Ce grand mot de bataille, qui résonne comme un coup de clairon, évoque, j’en suis sûr, à vos yeux, mes enfants, des images de mêlées gigantesques, de flots humains roulant les uns contre les autres et s’entrechoquant avec fracas ; d’assauts héroïques livrés sous la poussée des musiques et les cris des chefs.

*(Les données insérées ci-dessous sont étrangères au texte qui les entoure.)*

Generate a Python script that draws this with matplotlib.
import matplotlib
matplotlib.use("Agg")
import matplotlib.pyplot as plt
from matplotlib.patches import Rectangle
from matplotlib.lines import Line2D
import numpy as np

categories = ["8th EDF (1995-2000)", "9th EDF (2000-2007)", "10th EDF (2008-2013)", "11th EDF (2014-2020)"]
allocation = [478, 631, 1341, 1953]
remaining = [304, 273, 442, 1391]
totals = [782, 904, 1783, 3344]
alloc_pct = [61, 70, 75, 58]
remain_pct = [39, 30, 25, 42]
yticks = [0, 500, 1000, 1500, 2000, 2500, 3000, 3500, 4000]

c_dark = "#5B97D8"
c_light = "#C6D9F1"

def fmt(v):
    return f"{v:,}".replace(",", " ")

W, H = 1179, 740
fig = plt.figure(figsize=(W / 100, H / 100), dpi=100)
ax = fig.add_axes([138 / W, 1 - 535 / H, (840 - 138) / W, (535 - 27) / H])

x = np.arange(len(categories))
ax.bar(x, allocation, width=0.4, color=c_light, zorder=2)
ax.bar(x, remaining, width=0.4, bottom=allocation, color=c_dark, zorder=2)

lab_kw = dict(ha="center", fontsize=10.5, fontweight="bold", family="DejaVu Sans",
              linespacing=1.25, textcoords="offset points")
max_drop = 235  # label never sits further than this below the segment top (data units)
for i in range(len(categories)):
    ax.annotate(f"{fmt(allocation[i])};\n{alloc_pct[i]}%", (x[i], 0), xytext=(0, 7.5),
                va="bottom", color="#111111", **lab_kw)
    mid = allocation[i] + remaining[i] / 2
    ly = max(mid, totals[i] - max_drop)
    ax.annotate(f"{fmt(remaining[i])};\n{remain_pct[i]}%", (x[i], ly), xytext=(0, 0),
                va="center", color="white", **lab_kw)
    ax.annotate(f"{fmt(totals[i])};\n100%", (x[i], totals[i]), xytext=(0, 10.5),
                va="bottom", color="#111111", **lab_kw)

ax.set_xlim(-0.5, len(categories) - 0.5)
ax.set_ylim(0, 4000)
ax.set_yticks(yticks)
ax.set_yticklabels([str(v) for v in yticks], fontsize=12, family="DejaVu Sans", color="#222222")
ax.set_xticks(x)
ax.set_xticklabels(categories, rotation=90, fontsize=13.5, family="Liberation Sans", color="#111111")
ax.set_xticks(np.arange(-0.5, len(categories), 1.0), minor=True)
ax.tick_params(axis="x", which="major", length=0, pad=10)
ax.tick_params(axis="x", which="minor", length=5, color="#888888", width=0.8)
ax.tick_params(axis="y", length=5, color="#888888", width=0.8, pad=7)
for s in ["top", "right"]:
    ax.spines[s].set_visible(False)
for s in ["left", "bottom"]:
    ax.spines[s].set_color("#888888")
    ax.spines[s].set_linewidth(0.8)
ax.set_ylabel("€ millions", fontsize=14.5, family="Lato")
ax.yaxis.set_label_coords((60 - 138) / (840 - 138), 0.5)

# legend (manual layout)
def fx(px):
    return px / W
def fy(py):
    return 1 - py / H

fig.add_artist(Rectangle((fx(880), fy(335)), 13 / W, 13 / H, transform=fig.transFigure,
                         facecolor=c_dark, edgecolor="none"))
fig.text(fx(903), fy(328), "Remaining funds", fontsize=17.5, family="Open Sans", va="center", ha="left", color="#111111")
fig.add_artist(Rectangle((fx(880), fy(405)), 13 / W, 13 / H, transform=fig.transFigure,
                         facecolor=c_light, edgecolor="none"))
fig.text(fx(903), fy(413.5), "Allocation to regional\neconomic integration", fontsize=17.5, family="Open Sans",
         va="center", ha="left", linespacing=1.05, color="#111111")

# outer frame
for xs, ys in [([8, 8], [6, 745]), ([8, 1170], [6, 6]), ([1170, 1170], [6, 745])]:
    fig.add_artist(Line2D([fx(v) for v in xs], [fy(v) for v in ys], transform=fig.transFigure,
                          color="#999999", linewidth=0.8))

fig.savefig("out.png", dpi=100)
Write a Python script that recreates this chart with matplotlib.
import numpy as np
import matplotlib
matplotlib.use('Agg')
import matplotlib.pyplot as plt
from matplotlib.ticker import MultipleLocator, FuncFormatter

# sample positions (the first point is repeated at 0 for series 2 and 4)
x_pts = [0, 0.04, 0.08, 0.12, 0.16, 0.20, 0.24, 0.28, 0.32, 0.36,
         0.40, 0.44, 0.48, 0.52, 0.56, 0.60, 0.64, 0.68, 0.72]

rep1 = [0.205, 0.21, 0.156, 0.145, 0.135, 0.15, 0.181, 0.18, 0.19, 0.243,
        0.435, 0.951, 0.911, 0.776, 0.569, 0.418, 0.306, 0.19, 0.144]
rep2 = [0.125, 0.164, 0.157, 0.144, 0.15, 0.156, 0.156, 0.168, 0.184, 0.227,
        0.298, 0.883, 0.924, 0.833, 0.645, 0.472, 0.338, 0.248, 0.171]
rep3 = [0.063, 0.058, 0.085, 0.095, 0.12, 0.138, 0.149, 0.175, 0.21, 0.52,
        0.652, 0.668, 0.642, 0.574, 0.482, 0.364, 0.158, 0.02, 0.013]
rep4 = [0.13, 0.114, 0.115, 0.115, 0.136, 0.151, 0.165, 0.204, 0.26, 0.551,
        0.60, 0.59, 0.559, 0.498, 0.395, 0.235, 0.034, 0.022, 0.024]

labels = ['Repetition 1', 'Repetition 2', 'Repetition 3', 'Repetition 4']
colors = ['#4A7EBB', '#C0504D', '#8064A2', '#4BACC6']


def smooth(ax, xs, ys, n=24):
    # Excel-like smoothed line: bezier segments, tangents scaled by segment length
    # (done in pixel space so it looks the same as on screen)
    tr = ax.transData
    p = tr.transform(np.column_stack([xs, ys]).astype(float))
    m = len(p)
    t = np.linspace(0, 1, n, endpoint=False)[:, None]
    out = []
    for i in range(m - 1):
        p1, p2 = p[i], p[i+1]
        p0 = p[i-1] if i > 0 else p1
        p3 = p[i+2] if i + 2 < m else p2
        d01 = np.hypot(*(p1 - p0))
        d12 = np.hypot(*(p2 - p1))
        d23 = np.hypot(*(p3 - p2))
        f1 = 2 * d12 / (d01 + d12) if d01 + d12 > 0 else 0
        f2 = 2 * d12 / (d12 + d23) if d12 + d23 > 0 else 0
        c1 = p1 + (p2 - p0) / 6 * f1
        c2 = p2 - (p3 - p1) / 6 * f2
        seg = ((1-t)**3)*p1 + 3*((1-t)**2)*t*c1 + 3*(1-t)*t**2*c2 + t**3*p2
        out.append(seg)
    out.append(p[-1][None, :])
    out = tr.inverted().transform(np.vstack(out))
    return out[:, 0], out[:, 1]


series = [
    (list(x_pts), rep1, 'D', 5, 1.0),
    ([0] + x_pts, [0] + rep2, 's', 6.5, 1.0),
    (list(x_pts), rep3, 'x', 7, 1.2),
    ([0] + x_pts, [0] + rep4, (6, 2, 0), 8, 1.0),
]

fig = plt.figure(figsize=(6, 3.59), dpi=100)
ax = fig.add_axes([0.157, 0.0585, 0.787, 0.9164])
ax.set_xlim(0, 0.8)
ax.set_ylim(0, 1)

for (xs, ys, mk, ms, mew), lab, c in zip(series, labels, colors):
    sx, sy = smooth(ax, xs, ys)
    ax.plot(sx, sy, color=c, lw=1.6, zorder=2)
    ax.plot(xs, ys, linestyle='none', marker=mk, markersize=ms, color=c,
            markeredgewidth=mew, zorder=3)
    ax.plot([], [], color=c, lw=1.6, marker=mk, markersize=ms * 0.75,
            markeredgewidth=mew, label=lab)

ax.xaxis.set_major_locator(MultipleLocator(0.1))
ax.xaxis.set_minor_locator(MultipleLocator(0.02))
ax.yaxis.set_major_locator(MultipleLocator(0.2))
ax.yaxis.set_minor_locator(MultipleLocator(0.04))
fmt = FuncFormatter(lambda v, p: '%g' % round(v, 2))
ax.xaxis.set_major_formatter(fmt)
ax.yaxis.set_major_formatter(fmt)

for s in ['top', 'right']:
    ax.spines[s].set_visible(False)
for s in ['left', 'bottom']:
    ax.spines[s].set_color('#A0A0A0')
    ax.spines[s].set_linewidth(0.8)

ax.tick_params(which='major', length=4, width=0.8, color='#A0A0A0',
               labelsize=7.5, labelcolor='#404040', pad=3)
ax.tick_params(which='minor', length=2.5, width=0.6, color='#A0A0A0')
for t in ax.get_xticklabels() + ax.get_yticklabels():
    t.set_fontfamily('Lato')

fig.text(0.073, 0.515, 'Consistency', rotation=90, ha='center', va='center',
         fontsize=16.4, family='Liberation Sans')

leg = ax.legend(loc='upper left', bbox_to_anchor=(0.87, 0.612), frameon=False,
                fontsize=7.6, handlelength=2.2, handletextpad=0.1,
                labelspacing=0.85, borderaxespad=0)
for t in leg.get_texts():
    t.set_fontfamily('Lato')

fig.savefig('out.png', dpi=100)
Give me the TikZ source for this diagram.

En le lisant, ce mot, vous voyez en imagination des régiments de cavalerie se chargeant avec rage ; des pièces de canon emportées par des cohues de fantassins, accourant baïonnette haute ; des vaincus fuyant dans toutes les directions et poursuivis l’épée dans les reins.

Il est vrai que toutes les couleurs de ce tableau se retrouvent dans la plupart des batailles ; mais je suis bien forcé de vous dire qu’à Valmy on ne vit rien de tout cela.

Il n’y eut pas d’assaut, pas de mêlée, pas de charges de cavalerie ; il n’y eut ni retraite ni poursuite, attendu que les deux adversaires ne reculèrent ni l’un ni l’autre avant la fin de l’action.

Il n’y eut qu’une canonnade, mais une canonnade terrible, une canonnade comme on n’en avait jamais vu et comme on n’en devait revoir qu’aux grands jours du premier Empire, à la Moskowa, à Lutzen et à Leipzig.

Il y eut 20.000 coups de canon échangés, et les deux armées ne s’abordèrent point.

Mais ce qui fait de cette journée de Valmy une victoire pour l’armée française, c’est qu’elle resta inébranlable sous les boulets, inaccessible à la peur, et qu’elle en imposa, par sa fière contenance, à une armée qui se croyait sûre de vaincre.

Ce qui fit de Valmy une victoire à l’égal des plus belles, surtout par ses résultats, c’est qu’elle délivra la France de l’invasion ; c’est que Brunswick, après l’insolent manifeste par lequel il se déclarait prêt à châtier la nation française, n’osa pas attaquer Kellermann, et que, après cet aveu d’impuissance, il n’avait plus qu’à s’en aller, ce qu’il fit.

Retenez aussi cette date, mes enfants, parce que c’est d’elle que part l’époque d’indomptabilité (j’emploie à dessein ce mot d’un historien de l’époque) des armées françaises.